I know which team I’d pick.

3 replies »

  1. Kudos.
    Many local employers and landlords already do it secretly, but they
    need to openly discriminate against heterosexuals, which is still legal
    in NC, because they use too much parental leave and childcare benefits.
    Tax funded schools and childcare destroy the environment and raise
    rents and oil prices by exploiting the childless, especially sports
    programs which also encourage bullys.

  2. Right on! I think the problem is that many on the Left only hear one version of the leftist agenda, and it’s focused on ends and not means. Quibbling over the means to humanist, liberal ends is seen to be a technical, not a moral, matter. Whatever you can do to reintroduce a more nuanced analysis into the oppositional consciousness would be helpful to all who advocate freedom.

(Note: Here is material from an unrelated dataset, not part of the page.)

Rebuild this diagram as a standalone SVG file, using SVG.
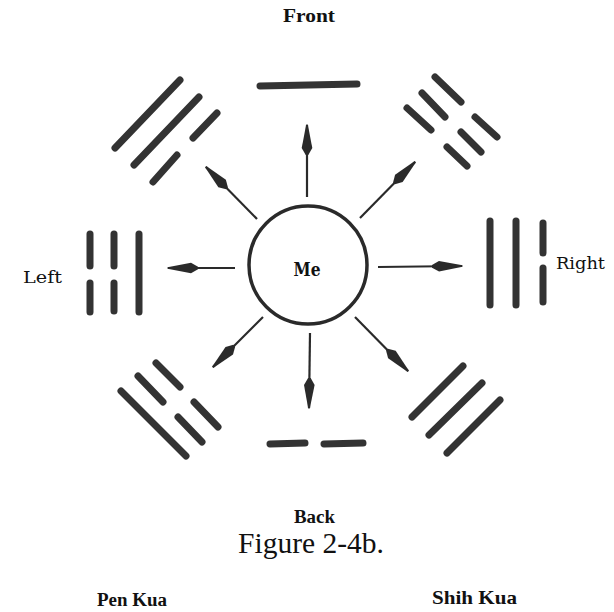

  3. I’m 100% in favor of, and sympathetic to, everything in this cogent and well reasoned essay–EXCEPT the conflation of totalitarianism and humanism. I do NOT see that the appalling prevalence of fascist totalitarianism has anything whatsoever to do with humanism. And neither do the neo-con Straussian ideologues who actually, more or less openly, favor the fascist totalitarianism which has so far prevailed. You’ll find no respect for the the values of humanist civilization among them!

    You must have a very different definition of humanism from the ones found in my dictionary:

    1. any system or mode of thought or action in which human interests, values and dignity predominate.

    2. devotion to the study of the humanities.

    3. the studies, principles, or culture of the humanists.

    4. Philosophy: a variety of ethical theory and practice that emphasizes reason, scientific inquiry, and human fulfillment in the natural world….

    Of Course, among fascist/marxist ideologues like Heidegger, Gramsci, Althusser, Foucault, anti-humanism is pretty much a given–because you can’t really be a humanist and believe, as they do, in the social/class construction of human thought and personality. You’ll notice that their arguments against humanism have in fact a palpably resentful, collectivist classism that rejects the very possibility of individual worth and responsibility. This I doubt, on the strength of this essay, to be true of you. But perhaps you could persuade me that I am wrong.